Day 6 – Swing Time (1936)

I loved this movie from the get-go.

Last night’s movie (Follow the Fleet) was too full of, well, fleet stuff. The Navy. Not enough Fred and Ginger, and barely any elegant gowns and tails.

Swing Time is almost totally gowns and tails. It’s sublime dance numbers, along with memorable music and wonderful lyrics, supplied by Jerome Kern (music) and Dorothy Fields (lyrics). Plus, Eric Blore is back. Yay!

If you want to know the plot, visit its entry on Wikipedia.

Astaire and Rogers have never looked or danced better.

“Pick Yourself Up” is their first dance number, and it’s a lot of fun. Fun lyrics, too.
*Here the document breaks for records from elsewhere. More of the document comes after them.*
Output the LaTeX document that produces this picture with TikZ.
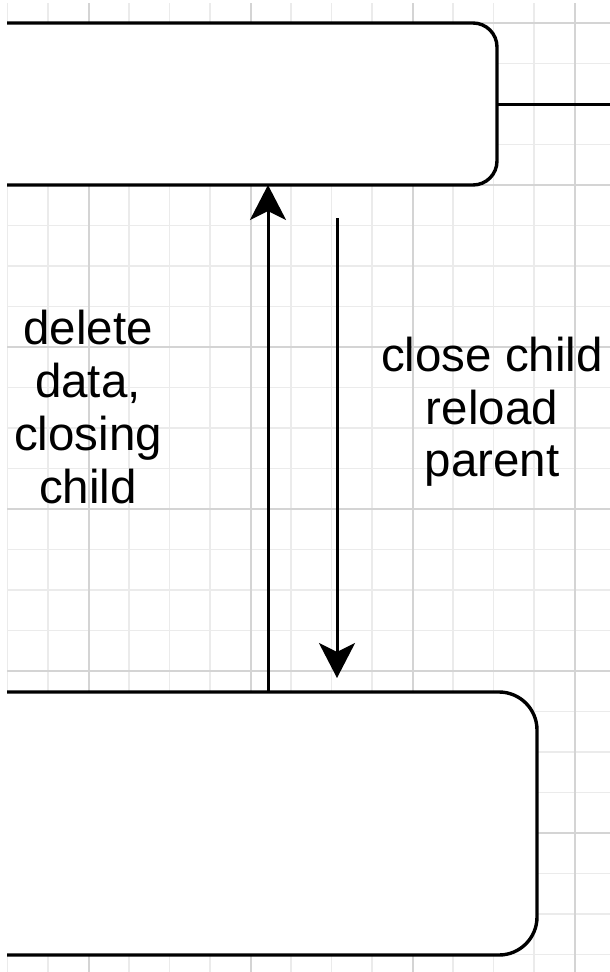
\documentclass[tikz,border=0pt]{standalone}
\usepackage{fontspec}
\setmainfont{Liberation Sans}
\usetikzlibrary{arrows.meta}
\definecolor{gridminor}{HTML}{EBEBEB}
\definecolor{gridmajor}{HTML}{D4D4D4}
\begin{document}
\begin{tikzpicture}[x=1pt,y=-1pt,line join=round,
  box/.style={draw=black,line width=3.4pt,fill=white,inner sep=0pt,outer sep=0pt},
  link/.style={draw=black,line width=3pt},
  arr/.style={link,-{Stealth[length=35pt,width=36pt,inset=9pt]}},
  lbl/.style={align=center,font=\fontsize{47.5}{52.7}\selectfont,inner sep=0pt}]
\useasboundingbox (0,0) rectangle (610,972);
\fill[white] (0,0) rectangle (610,972);
\begin{scope}
  \clip (7,3) rectangle (610,972);
  % minor grid
  \foreach \i in {0,...,15} \draw[gridminor,line width=1.4pt] ({7.5+40.5*\i},0) -- ({7.5+40.5*\i},972);
  \foreach \j in {0,...,24} \draw[gridminor,line width=1.4pt] (0,{-17.5+40.5*\j}) -- (610,{-17.5+40.5*\j});
  % major grid
  \foreach \i in {0,...,3} \draw[gridmajor,line width=1.4pt] ({89+162*\i},0) -- ({89+162*\i},972);
  \foreach \j in {0,...,5} \draw[gridmajor,line width=1.4pt] (0,{23+162*\j}) -- (610,{23+162*\j});
  % boxes
  \node[box,rounded corners=24pt,minimum width=547pt,minimum height=162pt] (top) at (223.5,104) {};
  \node[box,rounded corners=38pt,minimum width=587pt,minimum height=263pt] (bot) at (243.5,823.5) {};
\end{scope}
\coordinate (ux) at (268,0);
\coordinate (dstart) at (337,218);
\coordinate (dend) at (337,678);
\coordinate (rend) at (612,104);
\draw[link] (top.east) -- (rend);
\draw[arr] (ux |- bot.north) -- (ux |- top.south);
\draw[arr] (dstart) -- (dend);
\node[lbl] (lblL) at (88,407) {delete\\data,\\closing\\child};
\node[lbl] (lblR) at (492,412) {close child\\reload\\parent};
\end{tikzpicture}
\end{document}
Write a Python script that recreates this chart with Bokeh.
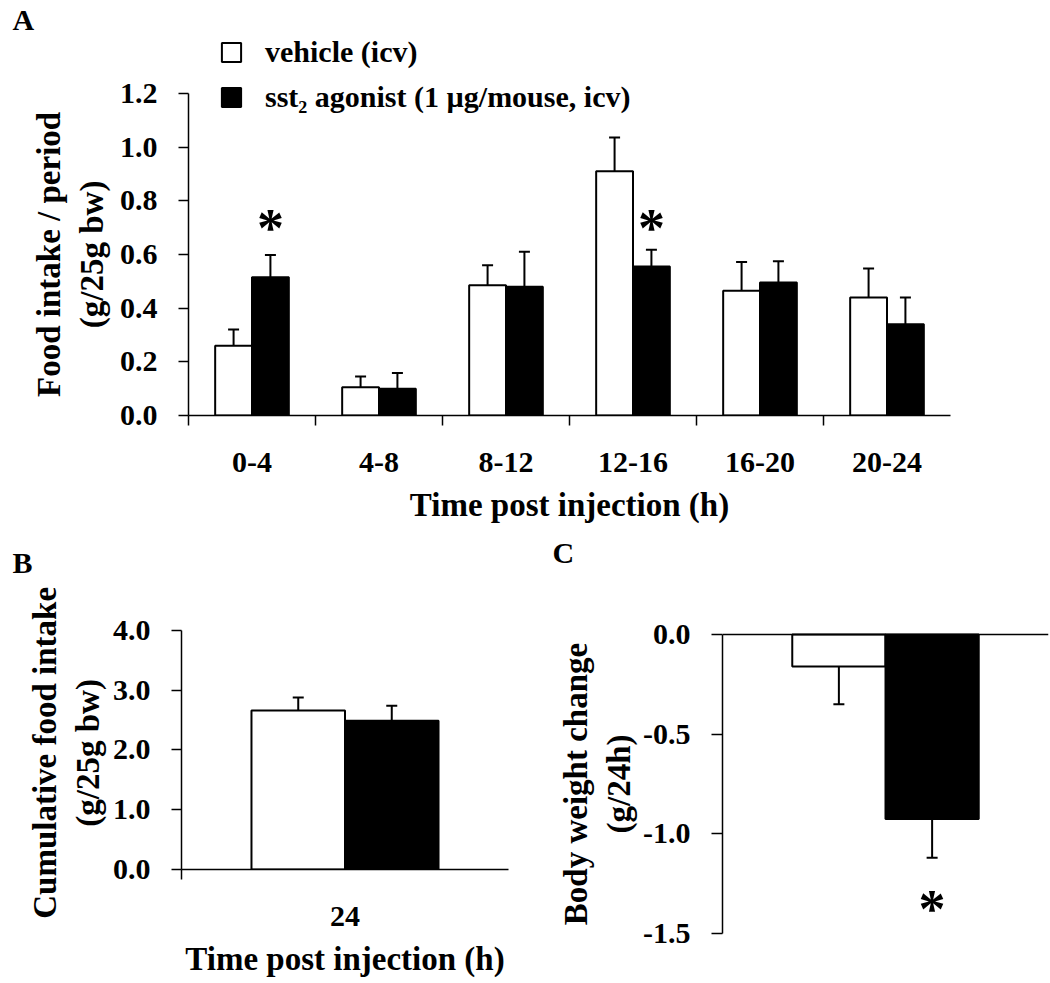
from bokeh.plotting import figure
from bokeh.models import (Range1d, FixedTicker, ColumnDataSource, Whisker, TeeHead,
                          Legend, LegendItem, Span, Title, NumeralTickFormatter)
from bokeh.layouts import column, row
from bokeh.embed import file_html
from bokeh.resources import INLINE
from bokeh.core.properties import value

# ---------------- data ----------------
periods = ["0-4", "4-8", "8-12", "12-16", "16-20", "20-24"]
vehicle_A = [0.26, 0.105, 0.485, 0.91, 0.465, 0.44]
vehicle_A_err = [0.06, 0.04, 0.075, 0.126, 0.107, 0.108]
agonist_A = [0.515, 0.10, 0.48, 0.555, 0.495, 0.34]
agonist_A_err = [0.083, 0.058, 0.13, 0.062, 0.08, 0.10]
star_A_idx = [0, 3]
star_A_y = [0.735, 0.735]

cum_label = ["24"]
vehicle_B = [2.66]
vehicle_B_err = [0.22]
agonist_B = [2.49]
agonist_B_err = [0.25]

vehicle_C = [-0.16]
vehicle_C_err = [0.19]
agonist_C = [-0.925]
agonist_C_err = [0.195]
star_C_y = [-1.325]

A_yticks = [0.0, 0.2, 0.4, 0.6, 0.8, 1.0, 1.2]
B_yticks = [0.0, 1.0, 2.0, 3.0, 4.0]
C_yticks = [-1.5, -1.0, -0.5, 0.0]

legend_labels = ["vehicle (icv)", "sst\u2082 agonist (1 \u00b5g/mouse, icv)"]

# ---------------- style ----------------
FONT = "Liberation Serif"
TICK_FS = "30px"
TITLE_FS = "33px"
LETTER_FS = "30px"
BAR_W = 0.29
LW = 2
NB = "\u00a0"   # padding that centres the y titles on the drawn part of the axis


def style_axes(p):
    for ax in p.axis:
        ax.axis_line_width = 1.5
        ax.axis_line_color = "black"
        ax.major_tick_line_color = "black"
        ax.major_tick_line_width = 1.5
        ax.minor_tick_line_color = "black"
        ax.minor_tick_line_width = 1.5
        ax.major_label_text_font = FONT
        ax.major_label_text_font_style = "bold"
        ax.major_label_text_font_size = TICK_FS
        ax.major_label_text_color = "black"
        ax.axis_label_text_font = FONT
        ax.axis_label_text_font_style = "bold"
        ax.axis_label_text_font_size = TITLE_FS
        ax.axis_label_text_color = "black"
    p.xgrid.visible = False
    p.ygrid.visible = False
    p.outline_line_color = None
    p.background_fill_color = "white"


def add_whiskers(p, xs, base_vals, errs, up=True):
    if up:
        lower = list(base_vals)
        upper = [v + e for v, e in zip(base_vals, errs)]
    else:
        upper = list(base_vals)
        lower = [v - e for v, e in zip(base_vals, errs)]
    src = ColumnDataSource(dict(x=xs, lower=lower, upper=upper))
    head = TeeHead(size=11, line_width=LW, line_color="black")
    if up:
        w = Whisker(base="x", lower="lower", upper="upper", source=src,
                    upper_head=head, lower_head=None,
                    line_width=LW, line_color="black", level="overlay")
    else:
        w = Whisker(base="x", lower="lower", upper="upper", source=src,
                    lower_head=head, upper_head=None,
                    line_width=LW, line_color="black", level="overlay")
    p.add_layout(w)


def letter(p, text, offset, standoff=0):
    p.add_layout(Title(text=text, align="left", offset=offset, standoff=standoff,
                       vertical_align="bottom",
                       text_font=FONT, text_font_style="bold",
                       text_font_size=LETTER_FS, text_color="black"), "above")


def ylabel(lines, pad):
    return "\n".join(line + NB * pad for line in lines)


# ---------------- Panel A ----------------
n = len(periods)
centers = [i + 0.5 for i in range(n)]
xv = [c - BAR_W / 2 for c in centers]
xa = [c + BAR_W / 2 for c in centers]

pA = figure(width=1050, height=528, x_range=Range1d(0, n), y_range=Range1d(0, 1.4155),
            output_backend="svg", toolbar_location=None,
            min_border_left=188, min_border_right=100, min_border_top=34, min_border_bottom=113)
rv = pA.vbar(x=xv, top=vehicle_A, bottom=0, width=BAR_W, fill_color="white",
             line_color="black", line_width=LW)
ra = pA.vbar(x=xa, top=agonist_A, bottom=0, width=BAR_W, fill_color="black",
             line_color="black", line_width=LW)
add_whiskers(pA, xv, vehicle_A, vehicle_A_err)
add_whiskers(pA, xa, agonist_A, agonist_A_err)
pA.text(x=[xa[i] for i in star_A_idx], y=star_A_y, text=["*"] * len(star_A_idx),
        text_font=value(FONT), text_font_style="bold", text_font_size="54px",
        text_align="center", text_baseline="middle", y_offset=10, text_color="black")

pA.xaxis.ticker = FixedTicker(ticks=centers, minor_ticks=list(range(n)))
pA.xaxis.major_label_overrides = {c: lab for c, lab in zip(centers, periods)}
pA.xaxis.major_tick_out = 0
pA.xaxis.major_tick_in = 0
pA.xaxis.minor_tick_out = 10
pA.xaxis.minor_tick_in = 0
pA.xaxis.major_label_standoff = 27
pA.xaxis.axis_label = "Time post injection (h)"
pA.xaxis.axis_label_standoff = 12
pA.yaxis.ticker = FixedTicker(ticks=A_yticks)
pA.yaxis.bounds = (0, 1.2)
pA.yaxis.formatter = NumeralTickFormatter(format="0.0")
pA.yaxis.major_tick_out = 10
pA.yaxis.major_tick_in = 0
pA.yaxis.minor_tick_out = 0
pA.yaxis.minor_tick_in = 0
pA.yaxis.major_label_standoff = 21
pA.yaxis.axis_label = ylabel(["Food intake / period", "(g/25g bw)"], 7)
pA.yaxis.axis_label_standoff = 7
style_axes(pA)

legend = Legend(items=[LegendItem(label=legend_labels[0], renderers=[rv]),
                       LegendItem(label=legend_labels[1], renderers=[ra])],
                location=(31, 301), orientation="vertical",
                border_line_color=None, background_fill_alpha=0,
                padding=0, margin=0, spacing=11, glyph_width=24, glyph_height=24,
                label_height=30, label_standoff=22,
                label_text_font=FONT, label_text_font_style="bold",
                label_text_font_size="30px", label_text_color="black")
pA.add_layout(legend, "center")
letter(pA, "A", -176)

# ---------------- Panel B ----------------
pB = figure(width=540, height=455, x_range=Range1d(0, 1), y_range=Range1d(0, 4.87),
            output_backend="svg", toolbar_location=None,
            min_border_left=181, min_border_right=32, min_border_top=50, min_border_bottom=114)
bv = pB.vbar(x=[0.5 - 0.143], top=vehicle_B, bottom=0, width=0.286, fill_color="white",
             line_color="black", line_width=LW)
ba = pB.vbar(x=[0.5 + 0.143], top=agonist_B, bottom=0, width=0.286, fill_color="black",
             line_color="black", line_width=LW)
add_whiskers(pB, [0.5 - 0.143], vehicle_B, vehicle_B_err)
add_whiskers(pB, [0.5 + 0.143], agonist_B, agonist_B_err)
pB.xaxis.ticker = FixedTicker(ticks=[0.5], minor_ticks=[0.0])
pB.xaxis.major_label_overrides = {0.5: cum_label[0]}
pB.xaxis.major_tick_out = 0
pB.xaxis.major_tick_in = 0
pB.xaxis.minor_tick_out = 10
pB.xaxis.minor_tick_in = 0
pB.xaxis.major_label_standoff = 27
pB.xaxis.axis_label = "Time post injection (h)"
pB.xaxis.axis_label_standoff = 12
pB.yaxis.ticker = FixedTicker(ticks=B_yticks)
pB.yaxis.bounds = (0, 4)
pB.yaxis.formatter = NumeralTickFormatter(format="0.0")
pB.yaxis.major_tick_out = 10
pB.yaxis.major_tick_in = 0
pB.yaxis.major_label_standoff = 21
pB.yaxis.axis_label = ylabel(["Cumulative food intake", "(g/25g bw)"], 7)
pB.yaxis.axis_label_standoff = 4
style_axes(pB)
letter(pB, "B", -169)

# ---------------- Panel C ----------------
pC = figure(width=510, height=455, x_range=Range1d(0, 1), y_range=Range1d(-1.5, 0.331),
            output_backend="svg", toolbar_location=None, x_axis_location=None,
            min_border_left=182, min_border_right=2, min_border_top=40, min_border_bottom=50)
cv = pC.vbar(x=[0.5 - 0.143], top=0, bottom=vehicle_C, width=0.286, fill_color="white",
             line_color="black", line_width=LW)
ca = pC.vbar(x=[0.5 + 0.143], top=0, bottom=agonist_C, width=0.286, fill_color="black",
             line_color="black", line_width=LW)
add_whiskers(pC, [0.5 - 0.143], vehicle_C, vehicle_C_err, up=False)
add_whiskers(pC, [0.5 + 0.143], agonist_C, agonist_C_err, up=False)
pC.add_layout(Span(location=0, dimension="width", line_color="black", line_width=1.5))
pC.text(x=[0.5 + 0.143], y=star_C_y, text=["*"],
        text_font=value(FONT), text_font_style="bold", text_font_size="54px",
        text_align="center", text_baseline="middle", y_offset=10, text_color="black")
pC.yaxis.ticker = FixedTicker(ticks=C_yticks)
pC.yaxis.bounds = (-1.5, 0)
pC.yaxis.formatter = NumeralTickFormatter(format="0.0")
pC.yaxis.major_tick_out = 11
pC.yaxis.major_tick_in = 0
pC.yaxis.major_label_standoff = 21
pC.yaxis.axis_label = ylabel(["Body weight change", "(g/24h)"], 8)
pC.yaxis.axis_label_standoff = 3
style_axes(pC)
letter(pC, "C", -170)

layout = column(pA, row(column(pB), column(pC)))
open("out.html", "w").write(file_html(layout, INLINE))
The number “Bojangles of Harlem” in which Astaire (in black face) pays tribute to African-American dancer Bill “Bojangles” Robinson, “the most highly paid black American entertainer in America during the first half of the twentieth century,” (according to Wikipedia) is a tour-de-force for Astaire. He dances with three shadow images of himself in a number that took three full days to shoot.

The Astaire-Rogers dance number that most people call their greatest (and most poignant) is “Never Gonna Dance.” It’s a lush number on an expansive, glittering set, with Fred and Ginger decked out in their finest.

I enjoyed this movie so much I’m going to seek out the Criterion Blu-ray edition of Swing Time released earlier this year. (In case you don’t know, Criterion is the be-all, end-all company for film buffs.)

I thought Top Hat was the best Astair-Rogers movie until I saw Swing Time.

This is a very fine film, and one of the best examples of Fred Astaire’s talent I’ve ever seen.

The special features on this DVD are fun to watch, too. One of the features discusses every dance number, explaining what’s going on in each.